# Where can i get an online radio embed code?



## El_Mayo (May 17, 2009)

i'm thinking of adding one to my site (http://www.gvids.net)
just to spice things up =]
if possible.. a page of different genre music stations


----------



## El_Mayo (May 17, 2009)

bump.. still need help


----------



## Deleted member 3 (May 17, 2009)

<OBJECT id="VIDEO" width="320" height="240" 
	CLASSID="CLSID:6BF52A52-394A-11d3-B153-00C04F79FAA6"
	type="application/x-oleobject">

	<PARAM NAME="URL" VALUE="file/url to link to">
	<PARAM NAME="SendPlayStateChangeEvents" VALUE="True">
	<PARAM NAME="AutoStart" VALUE="True">
	<PARAM name="uiMode" value="none">
	<PARAM name="PlayCount" value="9999">
</OBJECT>

I have the above on my server, haven't used it in ages though.
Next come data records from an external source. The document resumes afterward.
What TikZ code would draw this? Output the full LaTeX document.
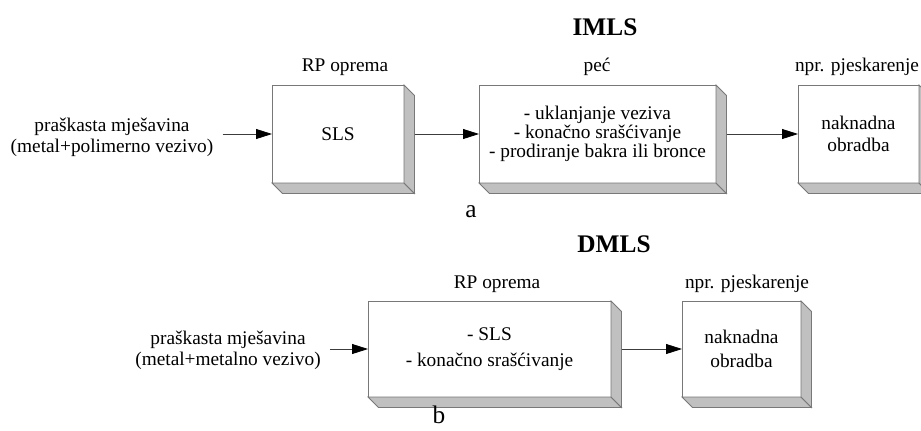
\documentclass[tikz,border=0pt]{standalone}
\usepackage{fontspec}
\setmainfont{Liberation Serif}
\usetikzlibrary{arrows.meta,calc}
\definecolor{boxline}{RGB}{120,120,120}
\definecolor{boxside}{RGB}{192,192,192}
\definecolor{arrline}{RGB}{60,60,60}
\newcommand{\dep}{10.5}
% grey extrusion below and right of a box node
\newcommand{\extrude}[1]{%
  \filldraw[side] (#1.south west) -- (#1.south east)
    -- ($(#1.south east)+(\dep,\dep)$) -- ($(#1.south west)+(\dep,\dep)$) -- cycle;
  \filldraw[side] (#1.north east) -- ($(#1.north east)+(\dep,\dep)$)
    -- ($(#1.south east)+(\dep,\dep)$) -- (#1.south east) -- cycle;}

\begin{document}
\begin{tikzpicture}[
  x=0.75pt, y=-0.75pt,
  blk/.style={draw=boxline, line width=0.6pt, fill=white, inner sep=0pt,
    outer sep=0pt, align=center, font=\fontsize{14.5}{16}\selectfont},
  side/.style={draw=boxline, line width=0.6pt, fill=boxside},
  src/.style={align=center, inner xsep=6.75pt, inner ysep=0pt,
    font=\fontsize{14.5}{15.75}\selectfont},
  lbl/.style={anchor=base, font=\fontsize{14.5}{16}\selectfont},
  ttl/.style={anchor=base, font=\fontsize{19}{20}\selectfont\bfseries},
  tag/.style={inner sep=0.5pt, font=\fontsize{19}{20}\selectfont},
  arr/.style={draw=arrline, line width=0.6pt,
    -{Triangle[length=12pt, width=7.5pt, color=black]}},
]
\useasboundingbox (0,0) rectangle (921,430);
% a: IMLS
\node[ttl] (imls) at (605,35) {IMLS};
\node[src] (mix1) at (112,137) {praškasta mješavina\\(metal+polimerno vezivo)};
\node[blk, minimum width=99pt, minimum height=73.5pt] (sls) at (338,134) {SLS};
\node[blk, minimum width=177.75pt, minimum height=73.5pt,
  font=\fontsize{14.5}{14.25}\selectfont] (pec) at (597.5,134)
  {- uklanjanje veziva\\- konačno srašćivanje\\- prodiranje bakra ili bronce};
\node[blk, minimum width=90.75pt, minimum height=73.5pt,
  font=\fontsize{14.5}{16.5}\selectfont] (obr1) at (858.5,134)
  {naknadna\\obradba};
\extrude{sls}
\extrude{pec}
\extrude{obr1}
\node[lbl] (rp1) at (345,71) {RP oprema};
\node[lbl] (peclbl) at (597,71) {peć};
\node[lbl] (pj1) at (857,71) {npr. pjeskarenje};
\draw[arr] (mix1.east |- sls.west) -- (sls.west);
\draw[arr] ($(sls.east)+(\dep,0)$) -- (pec.west);
\draw[arr] ($(pec.east)+(\dep,0)$) -- (obr1.west);
\node[tag] (a) at (471,212) {a};
% b: DMLS
\node[ttl] (dmls) at (614,252) {DMLS};
\node[src] (mix2) at (228,350) {praškasta mješavina\\(metal+metalno vezivo)};
\node[blk, minimum width=182.25pt, minimum height=72pt,
  font=\fontsize{14.5}{20}\selectfont] (rp2) at (489.5,349)
  {- SLS\\- konačno srašćivanje};
\node[blk, minimum width=89.25pt, minimum height=72pt,
  font=\fontsize{14.5}{18}\selectfont] (obr2) at (741.5,349)
  {naknadna\\obradba};
\extrude{rp2}
\extrude{obr2}
\node[lbl] (rp2lbl) at (497,288) {RP oprema};
\node[lbl] (pj2) at (747,288) {npr. pjeskarenje};
\draw[arr] (mix2.east |- rp2.west) -- (rp2.west);
\draw[arr] ($(rp2.east)+(\dep,0)$) -- (obr2.west);
\node[tag] (b) at (439,415) {b};
\end{tikzpicture}
\end{document}
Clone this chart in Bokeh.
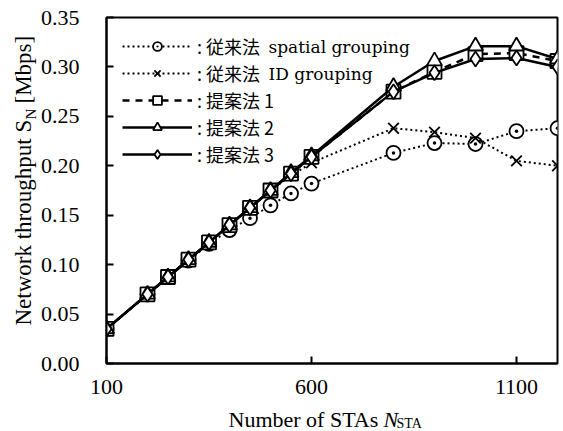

Apart from it being for video I'm sure you can link to audio files as well.


----------



## El_Mayo (May 17, 2009)

not exactly what i was looking for..
but it's a start


----------



## El_Mayo (May 17, 2009)

http://www.shoutcast.com/download
i have found something
but how can i upload it?
does anyone know?


----------



## IggSter (May 17, 2009)

Shoutcast is windows only and is a music streaming solution so wont do what you are looking for ...unless you want to stream your own music onto your web page.

To stream from your PC to a webpage you will need:

1. Music on your PC, preferably mp3.
2. Winamp installed
3. The Shoutcast plugin for winamp (d/l from shoutcast site)
4. The Shoutcast Server

This will allow you to broadcast your own playlist.

In order for people to go to your web page and listen to that stream, your best bet is to embed a flash player which is linked to your Shoutcast stream - THIS - is the one I use.

For some added features, create a free account on Last.FM and download their scobble software for winamp (will show your recently played/Top Tracks on the last.fm site). Then embed the last.fm widgets on your web site.

This will give you not only an embedded player on your site but the last 5 tracks played (with album covers) and your top played tracks.


----------